◆ **Exercise requirements**
Reproduce the material below line by line, beginning with its first line and ending with the line that contains "from matplotlib.ticker import MultipleLocator"; leave out pictures.

--- begin Recorded data ---

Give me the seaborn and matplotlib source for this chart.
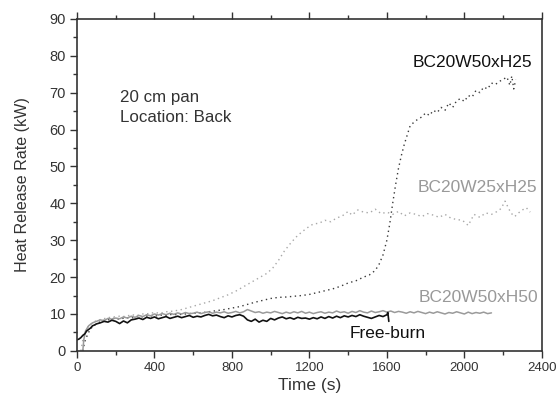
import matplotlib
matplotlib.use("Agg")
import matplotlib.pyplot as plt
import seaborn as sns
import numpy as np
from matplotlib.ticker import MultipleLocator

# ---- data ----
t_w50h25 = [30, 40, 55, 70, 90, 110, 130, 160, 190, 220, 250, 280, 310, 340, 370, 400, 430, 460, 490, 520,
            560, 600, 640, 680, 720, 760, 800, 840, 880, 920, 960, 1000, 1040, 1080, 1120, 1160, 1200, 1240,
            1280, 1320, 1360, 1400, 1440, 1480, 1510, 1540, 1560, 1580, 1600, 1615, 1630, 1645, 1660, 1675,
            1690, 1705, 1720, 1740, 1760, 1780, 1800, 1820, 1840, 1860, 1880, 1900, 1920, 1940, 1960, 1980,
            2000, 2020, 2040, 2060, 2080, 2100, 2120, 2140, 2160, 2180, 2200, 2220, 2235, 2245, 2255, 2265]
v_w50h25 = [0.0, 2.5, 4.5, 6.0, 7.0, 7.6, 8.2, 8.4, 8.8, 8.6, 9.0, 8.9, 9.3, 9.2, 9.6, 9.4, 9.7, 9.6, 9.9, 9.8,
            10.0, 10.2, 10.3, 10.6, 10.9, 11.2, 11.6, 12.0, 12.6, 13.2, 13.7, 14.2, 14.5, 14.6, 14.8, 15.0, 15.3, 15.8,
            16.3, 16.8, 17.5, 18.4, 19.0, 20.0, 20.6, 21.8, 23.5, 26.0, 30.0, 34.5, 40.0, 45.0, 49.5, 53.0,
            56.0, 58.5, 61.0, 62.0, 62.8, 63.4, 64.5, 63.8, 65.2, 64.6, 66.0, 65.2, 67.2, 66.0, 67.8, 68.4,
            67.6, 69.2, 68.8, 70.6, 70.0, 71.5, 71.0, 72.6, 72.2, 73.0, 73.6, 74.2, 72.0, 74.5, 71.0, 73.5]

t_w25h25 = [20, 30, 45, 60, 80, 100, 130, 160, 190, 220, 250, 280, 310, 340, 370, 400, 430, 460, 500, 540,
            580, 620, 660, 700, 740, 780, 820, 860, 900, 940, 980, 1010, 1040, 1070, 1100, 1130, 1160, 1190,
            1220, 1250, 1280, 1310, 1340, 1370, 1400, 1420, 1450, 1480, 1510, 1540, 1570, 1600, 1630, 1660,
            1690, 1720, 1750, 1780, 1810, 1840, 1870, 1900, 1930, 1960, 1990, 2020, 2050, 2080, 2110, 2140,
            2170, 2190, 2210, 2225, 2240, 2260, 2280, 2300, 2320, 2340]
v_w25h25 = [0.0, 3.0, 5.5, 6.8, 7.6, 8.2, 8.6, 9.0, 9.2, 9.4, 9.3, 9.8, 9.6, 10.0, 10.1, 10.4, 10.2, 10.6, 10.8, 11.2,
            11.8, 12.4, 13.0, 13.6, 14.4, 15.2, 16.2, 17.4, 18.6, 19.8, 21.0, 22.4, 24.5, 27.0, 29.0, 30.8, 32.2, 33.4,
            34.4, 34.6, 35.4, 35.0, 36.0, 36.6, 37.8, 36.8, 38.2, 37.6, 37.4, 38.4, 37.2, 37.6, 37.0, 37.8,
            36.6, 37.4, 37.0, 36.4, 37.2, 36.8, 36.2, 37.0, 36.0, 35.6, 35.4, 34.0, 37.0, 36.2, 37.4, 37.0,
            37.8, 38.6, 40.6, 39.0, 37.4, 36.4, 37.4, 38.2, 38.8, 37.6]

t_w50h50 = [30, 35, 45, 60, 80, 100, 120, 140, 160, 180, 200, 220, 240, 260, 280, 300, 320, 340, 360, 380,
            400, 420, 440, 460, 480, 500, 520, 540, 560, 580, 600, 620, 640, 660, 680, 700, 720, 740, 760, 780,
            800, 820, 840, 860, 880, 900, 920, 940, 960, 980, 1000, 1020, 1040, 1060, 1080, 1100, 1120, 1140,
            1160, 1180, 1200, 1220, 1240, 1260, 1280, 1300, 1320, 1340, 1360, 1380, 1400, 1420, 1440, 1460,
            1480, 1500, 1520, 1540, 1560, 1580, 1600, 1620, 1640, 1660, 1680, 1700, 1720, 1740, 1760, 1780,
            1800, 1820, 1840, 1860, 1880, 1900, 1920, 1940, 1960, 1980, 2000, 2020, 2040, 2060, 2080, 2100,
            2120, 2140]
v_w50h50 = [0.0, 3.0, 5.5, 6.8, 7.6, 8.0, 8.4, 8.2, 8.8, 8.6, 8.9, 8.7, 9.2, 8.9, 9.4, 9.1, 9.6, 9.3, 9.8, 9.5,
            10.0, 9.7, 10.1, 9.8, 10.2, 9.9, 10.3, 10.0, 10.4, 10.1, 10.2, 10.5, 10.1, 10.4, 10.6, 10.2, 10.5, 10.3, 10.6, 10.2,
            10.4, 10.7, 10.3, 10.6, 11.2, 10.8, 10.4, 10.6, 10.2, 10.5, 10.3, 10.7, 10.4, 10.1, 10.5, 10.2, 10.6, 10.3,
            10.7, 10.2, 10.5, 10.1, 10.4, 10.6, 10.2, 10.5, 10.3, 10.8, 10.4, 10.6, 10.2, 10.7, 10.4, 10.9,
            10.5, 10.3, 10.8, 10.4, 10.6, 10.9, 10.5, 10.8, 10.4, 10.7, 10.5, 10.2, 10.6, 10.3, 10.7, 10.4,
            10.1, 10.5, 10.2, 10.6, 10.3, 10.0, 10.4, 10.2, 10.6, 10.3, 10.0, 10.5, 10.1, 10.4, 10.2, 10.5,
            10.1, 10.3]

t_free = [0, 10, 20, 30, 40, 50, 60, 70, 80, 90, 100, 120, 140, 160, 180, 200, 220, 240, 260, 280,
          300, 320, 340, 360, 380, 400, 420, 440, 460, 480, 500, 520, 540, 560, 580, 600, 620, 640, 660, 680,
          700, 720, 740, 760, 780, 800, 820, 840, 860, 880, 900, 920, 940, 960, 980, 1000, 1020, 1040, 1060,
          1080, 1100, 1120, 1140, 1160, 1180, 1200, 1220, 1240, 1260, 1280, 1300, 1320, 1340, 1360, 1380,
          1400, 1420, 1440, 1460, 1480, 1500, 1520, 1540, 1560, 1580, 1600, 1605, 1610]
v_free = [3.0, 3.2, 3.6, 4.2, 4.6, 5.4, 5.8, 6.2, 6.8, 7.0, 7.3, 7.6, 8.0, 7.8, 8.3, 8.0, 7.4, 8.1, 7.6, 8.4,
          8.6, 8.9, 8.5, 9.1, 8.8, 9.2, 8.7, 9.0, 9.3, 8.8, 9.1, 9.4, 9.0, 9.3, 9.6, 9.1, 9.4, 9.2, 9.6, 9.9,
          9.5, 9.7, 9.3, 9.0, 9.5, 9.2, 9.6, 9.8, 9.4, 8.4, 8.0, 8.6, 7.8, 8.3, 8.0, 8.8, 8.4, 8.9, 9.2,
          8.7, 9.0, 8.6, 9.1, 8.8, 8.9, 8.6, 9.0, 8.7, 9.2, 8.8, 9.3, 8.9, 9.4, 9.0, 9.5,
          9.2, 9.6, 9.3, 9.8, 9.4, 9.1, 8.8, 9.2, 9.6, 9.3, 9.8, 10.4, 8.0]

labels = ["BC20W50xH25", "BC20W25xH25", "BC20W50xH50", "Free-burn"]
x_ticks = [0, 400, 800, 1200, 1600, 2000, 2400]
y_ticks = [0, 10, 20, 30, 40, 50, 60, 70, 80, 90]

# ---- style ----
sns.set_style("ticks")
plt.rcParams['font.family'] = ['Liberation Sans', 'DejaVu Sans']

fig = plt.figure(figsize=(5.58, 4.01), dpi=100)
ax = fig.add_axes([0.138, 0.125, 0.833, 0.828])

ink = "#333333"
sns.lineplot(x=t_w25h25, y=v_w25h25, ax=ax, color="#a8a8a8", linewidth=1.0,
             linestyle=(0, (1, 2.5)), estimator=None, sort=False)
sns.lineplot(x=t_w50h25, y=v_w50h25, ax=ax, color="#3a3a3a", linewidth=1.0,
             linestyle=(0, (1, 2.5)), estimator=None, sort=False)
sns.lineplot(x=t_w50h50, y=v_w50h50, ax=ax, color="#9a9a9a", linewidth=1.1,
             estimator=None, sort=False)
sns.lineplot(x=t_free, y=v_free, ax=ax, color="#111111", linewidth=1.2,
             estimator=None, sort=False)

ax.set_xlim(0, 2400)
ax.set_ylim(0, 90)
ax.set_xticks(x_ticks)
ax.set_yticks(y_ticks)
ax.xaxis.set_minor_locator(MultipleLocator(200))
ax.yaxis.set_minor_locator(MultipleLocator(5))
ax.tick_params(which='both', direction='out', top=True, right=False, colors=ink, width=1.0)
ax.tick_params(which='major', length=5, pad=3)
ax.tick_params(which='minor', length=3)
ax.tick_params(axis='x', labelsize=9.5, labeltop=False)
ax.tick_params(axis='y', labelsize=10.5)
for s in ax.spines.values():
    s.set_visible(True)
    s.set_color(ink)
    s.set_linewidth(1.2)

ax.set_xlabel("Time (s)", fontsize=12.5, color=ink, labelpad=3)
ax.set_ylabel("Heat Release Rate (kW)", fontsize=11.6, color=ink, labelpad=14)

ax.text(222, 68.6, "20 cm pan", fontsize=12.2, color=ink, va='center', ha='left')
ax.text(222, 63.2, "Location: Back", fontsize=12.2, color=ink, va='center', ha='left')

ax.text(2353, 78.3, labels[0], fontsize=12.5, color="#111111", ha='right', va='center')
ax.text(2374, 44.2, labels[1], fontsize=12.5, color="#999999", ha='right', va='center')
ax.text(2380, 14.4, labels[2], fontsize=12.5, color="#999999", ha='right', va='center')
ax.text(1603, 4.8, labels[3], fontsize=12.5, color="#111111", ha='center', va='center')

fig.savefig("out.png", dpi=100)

--- end Recorded data ---

◆ **Solution to the exercise**
Give me the seaborn and matplotlib source for this chart.
import matplotlib
matplotlib.use("Agg")
import matplotlib.pyplot as plt
import seaborn as sns
import numpy as np
from matplotlib.ticker import MultipleLocator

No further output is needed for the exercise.